Un grand quotidien de la gauche libertaire qui fait faillite au pays de Viktor Orbán, cela ne peut être que le signe d’une reprise en main du pouvoir aux yeux des journaux français qui s’informent pour la plupart auprès de l’AFP : « Un paysage médiatique proche du modèle russe », c’est-à-dire sous le contrôle du pouvoir politique, pour Libération, « La liberté de la presse en danger » pour Le Monde. Même Le Figaro se pose des questions et La Croix souligne que Népszabadság publiait des articles gênants pour le gouvernement de Budapest. Pour la journaliste de la radio RFI, « le pouvoir hongrois cherche à absorber les quelques journaux critiques qui existent encore ». Pourtant, en matière de diversité des médias, et même après que son principal quotidien de gauche a mis la clé sous la porte, la Hongrie n’a rien à envier à la France, et c’est même le Fidesz qui a imposé le pluralisme dans les médias.

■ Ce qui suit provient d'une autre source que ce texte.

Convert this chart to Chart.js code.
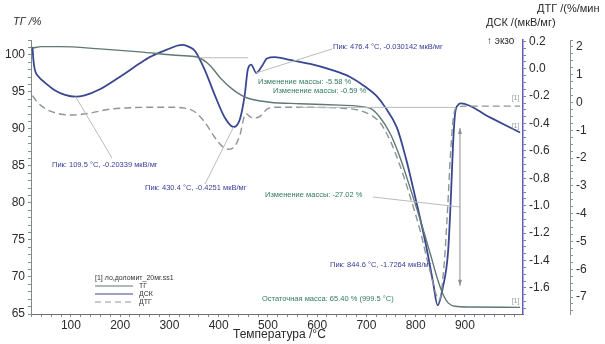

Comme le faisait judicieusement remarquer L’Humanité, Népszabadság, « La Liberté du peuple », avait été depuis 1956 l’organe officiel du Parti socialiste ouvrier hongrois, c’est-à-dire du parti communiste, avant d’être vendu au groupe de presse allemand Bertelsmann dans les années 1989–90, lors de la transition démocratique. En fait de transition démocratique, la vente à des investisseurs occidentaux de ce journal comme des autres médias du pays s’est effectuée en échange de la promesse faite aux communistes de ne pas changer les membres de la rédaction pendant cinq ans. Ayant supprimé son slogan « Prolétaires de tous les pays, unissez-vous ! » et s’étant reconverti du communisme au gauchisme libéral-libertaire, Népszabadság a ainsi pu favoriser le retour aux affaires de la gauche post-communiste dans les années 1990 puis 2000, et notamment de l’oligarque Ferenc Gyurcsány, le président du parti socialiste hongrois qui, premier ministre de 2004 à 2009, a mené son pays au bord d’une faillite comparable à celle de la Grèce, avant que les électeurs ne décident de donner leur chance au Fidesz et à son leader Viktor Orbán.
Dans les années 1990, Népszabadság était le numéro 1 des quotidiens nationaux hongrois et vendait même plus que tous les autres quotidiens réunis. Mais les manifestations de 2006 contre le monopole des postcommunistes dans les médias du pays, quand la foule a pris d’assaut et incendié le siège de la télévision publique MTV, a marqué le début du déclin de ce journal qui avait été revendu en 2003 au groupe suisse Ringier, avant de devenir la propriété de Vienna Capital Partners après la fusion en 2014 de Ringier et d’Axel Springer. Le groupe Mediaworks, qui regroupe les médias hongrois du nouveau propriétaire, a soudainement annoncé le 8 octobre la fermeture du journal Népszabadság, justifiant cette décision par la baisse brutale des ventes, de 74 % en dix ans, et les fortes pertes accumulées totalisant plus de 16 millions d’euros. Ce n’est donc pas le Fidesz ni Viktor Orbán qui ont forcé cette fermeture, mais bien les lecteurs qui ont déserté le journal. Et parmi les quelques centaines de manifestants qui protestaient sous la pluie le 8 au soir devant le siège du parlement hongrois, il y avait une proportion importante de journalistes, y compris étrangers.
Le groupe Mediaworks conserve en Hongrie ses 13 journaux régionaux et plusieurs magazines nationaux consacrés au sport et à l’automobile. Son quotidien Népszabadság avait déjà subi plusieurs cures d’amaigrissement, tant au niveau du contenu, réduit de moitié, que de son équipe de journalistes. Mediaworks semble avoir voulu profiter du déménagement des rédactions de ses journaux pour cette fermeture surprise de son titre phare, évitant ainsi une possible grève avec occupation des locaux.
Le pluralisme médiatique s’en trouve-t-il affaibli en Hongrie ? Certes, la domination des quotidiens de droite est renforcée par cette fermeture, mais l’exemple du grand quotidien conservateur Magyar Nemzet montre qu’un journal peut être de droite et très critique à l’égard du gouvernement. Par ailleurs, c’est toujours le titre gauchiste-libertaire HGV qui domine dans le secteur des hebdomadaires d’actualités et la chaîne européiste et libertaire RTL, très anti-Fidesz, qui domine dans le secteur de la télévision. Comparée à la France, la Hongrie reste un modèle de pluralisme médiatique, même sans le quotidien Népszabadság qui n’était plus tiré qu’à moins de quarante mille exemplaires, contre plus de 700 000 quand il bénéficiait du monopole de l’information écrite à l’époque communiste.